SHORT EXERCISE: Reproduce precisely the lines between the start of the data below and the line with "const yMajorTicksBottom = [1e-3, 1e-2, 1e-1, 1e0, 1e1, 1e2];", both included.

DATA BLOCK:
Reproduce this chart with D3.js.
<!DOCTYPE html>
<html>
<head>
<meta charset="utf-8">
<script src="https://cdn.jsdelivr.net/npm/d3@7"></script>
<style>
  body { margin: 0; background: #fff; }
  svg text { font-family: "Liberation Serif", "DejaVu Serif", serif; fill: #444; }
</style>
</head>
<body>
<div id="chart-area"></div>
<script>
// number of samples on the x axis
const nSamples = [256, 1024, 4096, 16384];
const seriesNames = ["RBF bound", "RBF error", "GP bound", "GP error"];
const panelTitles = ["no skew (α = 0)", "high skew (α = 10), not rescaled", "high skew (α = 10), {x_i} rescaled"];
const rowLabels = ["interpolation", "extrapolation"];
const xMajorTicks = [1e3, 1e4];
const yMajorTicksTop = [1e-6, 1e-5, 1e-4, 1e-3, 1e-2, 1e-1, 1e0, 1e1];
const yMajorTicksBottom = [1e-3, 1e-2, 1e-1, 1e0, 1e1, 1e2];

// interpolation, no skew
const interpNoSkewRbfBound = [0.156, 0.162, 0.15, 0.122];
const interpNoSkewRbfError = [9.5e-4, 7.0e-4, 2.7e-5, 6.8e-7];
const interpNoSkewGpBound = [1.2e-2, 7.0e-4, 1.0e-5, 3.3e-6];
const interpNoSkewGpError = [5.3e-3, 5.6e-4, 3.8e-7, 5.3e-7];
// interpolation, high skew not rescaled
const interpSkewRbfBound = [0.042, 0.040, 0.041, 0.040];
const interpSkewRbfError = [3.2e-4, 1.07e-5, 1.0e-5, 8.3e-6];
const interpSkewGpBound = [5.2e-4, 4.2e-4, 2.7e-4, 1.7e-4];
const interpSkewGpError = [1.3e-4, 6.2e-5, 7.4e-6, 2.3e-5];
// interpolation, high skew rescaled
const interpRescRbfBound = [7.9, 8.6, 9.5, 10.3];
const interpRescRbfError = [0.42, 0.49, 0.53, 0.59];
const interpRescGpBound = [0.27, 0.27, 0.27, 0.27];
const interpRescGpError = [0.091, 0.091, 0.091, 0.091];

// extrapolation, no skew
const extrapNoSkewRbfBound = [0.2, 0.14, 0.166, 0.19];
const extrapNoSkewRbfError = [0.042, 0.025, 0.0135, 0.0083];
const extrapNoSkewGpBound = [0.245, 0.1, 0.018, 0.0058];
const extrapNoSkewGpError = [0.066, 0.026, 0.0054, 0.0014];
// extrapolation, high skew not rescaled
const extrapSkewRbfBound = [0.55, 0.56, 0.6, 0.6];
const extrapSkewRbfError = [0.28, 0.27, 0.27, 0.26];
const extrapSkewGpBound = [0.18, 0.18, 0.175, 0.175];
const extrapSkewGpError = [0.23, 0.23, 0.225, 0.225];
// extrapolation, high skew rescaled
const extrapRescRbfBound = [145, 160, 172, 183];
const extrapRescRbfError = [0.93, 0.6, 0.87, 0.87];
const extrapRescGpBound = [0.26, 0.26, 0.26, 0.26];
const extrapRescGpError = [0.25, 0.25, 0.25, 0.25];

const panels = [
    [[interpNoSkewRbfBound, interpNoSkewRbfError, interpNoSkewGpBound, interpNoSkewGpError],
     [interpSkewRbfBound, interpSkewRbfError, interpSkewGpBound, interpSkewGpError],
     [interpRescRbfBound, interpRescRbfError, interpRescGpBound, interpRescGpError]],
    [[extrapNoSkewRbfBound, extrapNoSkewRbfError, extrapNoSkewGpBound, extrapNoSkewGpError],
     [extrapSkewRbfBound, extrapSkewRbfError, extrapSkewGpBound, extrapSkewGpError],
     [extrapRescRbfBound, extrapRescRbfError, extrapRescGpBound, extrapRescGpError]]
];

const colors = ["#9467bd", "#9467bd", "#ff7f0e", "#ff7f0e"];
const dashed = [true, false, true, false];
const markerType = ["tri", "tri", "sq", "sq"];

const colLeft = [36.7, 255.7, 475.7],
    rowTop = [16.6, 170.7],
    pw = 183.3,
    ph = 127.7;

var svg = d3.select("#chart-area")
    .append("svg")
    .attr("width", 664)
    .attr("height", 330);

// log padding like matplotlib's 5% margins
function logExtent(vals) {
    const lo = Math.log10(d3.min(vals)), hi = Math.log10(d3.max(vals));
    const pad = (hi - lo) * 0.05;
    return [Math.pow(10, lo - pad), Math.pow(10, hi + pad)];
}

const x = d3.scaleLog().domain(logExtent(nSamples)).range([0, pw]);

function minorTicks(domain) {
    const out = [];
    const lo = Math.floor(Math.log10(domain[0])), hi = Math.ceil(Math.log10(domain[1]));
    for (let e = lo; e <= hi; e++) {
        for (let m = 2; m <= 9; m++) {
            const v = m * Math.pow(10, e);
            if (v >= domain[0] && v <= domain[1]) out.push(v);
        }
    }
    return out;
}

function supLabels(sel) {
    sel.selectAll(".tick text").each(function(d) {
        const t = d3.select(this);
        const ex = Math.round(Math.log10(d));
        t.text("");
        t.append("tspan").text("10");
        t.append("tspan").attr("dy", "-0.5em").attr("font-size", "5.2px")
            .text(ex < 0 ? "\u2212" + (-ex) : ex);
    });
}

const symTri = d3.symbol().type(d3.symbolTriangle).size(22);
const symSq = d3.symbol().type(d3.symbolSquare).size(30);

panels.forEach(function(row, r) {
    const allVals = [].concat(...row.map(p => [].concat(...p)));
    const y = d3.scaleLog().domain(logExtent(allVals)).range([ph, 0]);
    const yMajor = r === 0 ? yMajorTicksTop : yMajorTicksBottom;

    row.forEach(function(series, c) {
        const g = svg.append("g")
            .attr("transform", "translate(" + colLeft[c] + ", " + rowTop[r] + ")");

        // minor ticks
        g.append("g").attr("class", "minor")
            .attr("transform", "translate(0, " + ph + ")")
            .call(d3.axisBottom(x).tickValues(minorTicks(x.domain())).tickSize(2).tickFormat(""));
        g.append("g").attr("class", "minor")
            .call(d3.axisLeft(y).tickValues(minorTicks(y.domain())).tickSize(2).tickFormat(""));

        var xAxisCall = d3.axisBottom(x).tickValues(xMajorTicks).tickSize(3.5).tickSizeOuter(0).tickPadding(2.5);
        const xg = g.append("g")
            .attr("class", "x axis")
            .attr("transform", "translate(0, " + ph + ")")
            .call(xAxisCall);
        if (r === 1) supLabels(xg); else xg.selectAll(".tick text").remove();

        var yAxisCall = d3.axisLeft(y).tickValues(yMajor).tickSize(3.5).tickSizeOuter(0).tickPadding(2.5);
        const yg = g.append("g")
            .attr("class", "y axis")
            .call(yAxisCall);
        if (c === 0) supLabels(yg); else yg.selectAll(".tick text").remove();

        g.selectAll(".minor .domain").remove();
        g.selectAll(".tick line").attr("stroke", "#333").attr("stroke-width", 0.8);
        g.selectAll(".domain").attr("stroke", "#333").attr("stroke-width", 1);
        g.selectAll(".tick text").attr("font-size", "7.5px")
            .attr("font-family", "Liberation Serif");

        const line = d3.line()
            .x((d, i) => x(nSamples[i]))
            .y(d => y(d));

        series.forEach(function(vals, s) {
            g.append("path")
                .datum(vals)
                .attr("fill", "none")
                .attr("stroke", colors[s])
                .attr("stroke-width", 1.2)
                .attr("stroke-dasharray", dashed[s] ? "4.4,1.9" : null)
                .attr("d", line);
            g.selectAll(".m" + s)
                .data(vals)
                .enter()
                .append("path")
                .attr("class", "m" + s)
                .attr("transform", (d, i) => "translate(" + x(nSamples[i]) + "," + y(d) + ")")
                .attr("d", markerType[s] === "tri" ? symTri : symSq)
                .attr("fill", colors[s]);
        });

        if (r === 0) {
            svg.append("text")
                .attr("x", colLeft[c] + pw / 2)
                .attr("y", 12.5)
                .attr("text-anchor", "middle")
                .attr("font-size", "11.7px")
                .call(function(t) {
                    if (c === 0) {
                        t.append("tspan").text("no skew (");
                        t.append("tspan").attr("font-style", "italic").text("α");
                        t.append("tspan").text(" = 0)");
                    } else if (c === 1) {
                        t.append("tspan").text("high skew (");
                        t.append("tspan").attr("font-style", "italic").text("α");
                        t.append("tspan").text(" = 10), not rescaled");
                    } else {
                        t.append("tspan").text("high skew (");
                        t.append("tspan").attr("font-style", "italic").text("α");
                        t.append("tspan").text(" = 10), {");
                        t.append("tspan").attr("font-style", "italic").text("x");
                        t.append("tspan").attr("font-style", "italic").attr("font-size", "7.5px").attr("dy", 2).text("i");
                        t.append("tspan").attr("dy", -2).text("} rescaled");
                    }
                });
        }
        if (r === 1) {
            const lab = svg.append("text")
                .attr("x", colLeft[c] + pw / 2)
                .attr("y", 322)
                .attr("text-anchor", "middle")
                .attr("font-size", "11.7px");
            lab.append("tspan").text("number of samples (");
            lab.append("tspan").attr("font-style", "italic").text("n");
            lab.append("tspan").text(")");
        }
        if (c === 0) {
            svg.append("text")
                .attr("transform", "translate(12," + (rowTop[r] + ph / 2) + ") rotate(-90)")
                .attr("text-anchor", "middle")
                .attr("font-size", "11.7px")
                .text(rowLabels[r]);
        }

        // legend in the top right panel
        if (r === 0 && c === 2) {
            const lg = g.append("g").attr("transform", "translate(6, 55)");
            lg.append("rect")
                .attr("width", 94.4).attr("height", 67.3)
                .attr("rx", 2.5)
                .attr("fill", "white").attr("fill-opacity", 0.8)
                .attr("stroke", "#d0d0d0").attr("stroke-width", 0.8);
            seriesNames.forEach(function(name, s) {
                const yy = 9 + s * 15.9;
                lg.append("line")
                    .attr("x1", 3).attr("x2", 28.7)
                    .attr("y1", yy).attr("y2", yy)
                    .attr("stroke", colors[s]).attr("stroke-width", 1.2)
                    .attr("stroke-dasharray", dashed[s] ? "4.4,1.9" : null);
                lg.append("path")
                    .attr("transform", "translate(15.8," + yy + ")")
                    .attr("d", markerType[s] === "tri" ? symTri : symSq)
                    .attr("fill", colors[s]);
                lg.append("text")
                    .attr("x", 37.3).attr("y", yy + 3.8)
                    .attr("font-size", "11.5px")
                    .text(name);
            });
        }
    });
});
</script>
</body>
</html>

SOLVED PROBLEM:
Reproduce this chart with D3.js.
<!DOCTYPE html>
<html>
<head>
<meta charset="utf-8">
<script src="https://cdn.jsdelivr.net/npm/d3@7"></script>
<style>
  body { margin: 0; background: #fff; }
  svg text { font-family: "Liberation Serif", "DejaVu Serif", serif; fill: #444; }
</style>
</head>
<body>
<div id="chart-area"></div>
<script>
// number of samples on the x axis
const nSamples = [256, 1024, 4096, 16384];
const seriesNames = ["RBF bound", "RBF error", "GP bound", "GP error"];
const panelTitles = ["no skew (α = 0)", "high skew (α = 10), not rescaled", "high skew (α = 10), {x_i} rescaled"];
const rowLabels = ["interpolation", "extrapolation"];
const xMajorTicks = [1e3, 1e4];
const yMajorTicksTop = [1e-6, 1e-5, 1e-4, 1e-3, 1e-2, 1e-1, 1e0, 1e1];
const yMajorTicksBottom = [1e-3, 1e-2, 1e-1, 1e0, 1e1, 1e2];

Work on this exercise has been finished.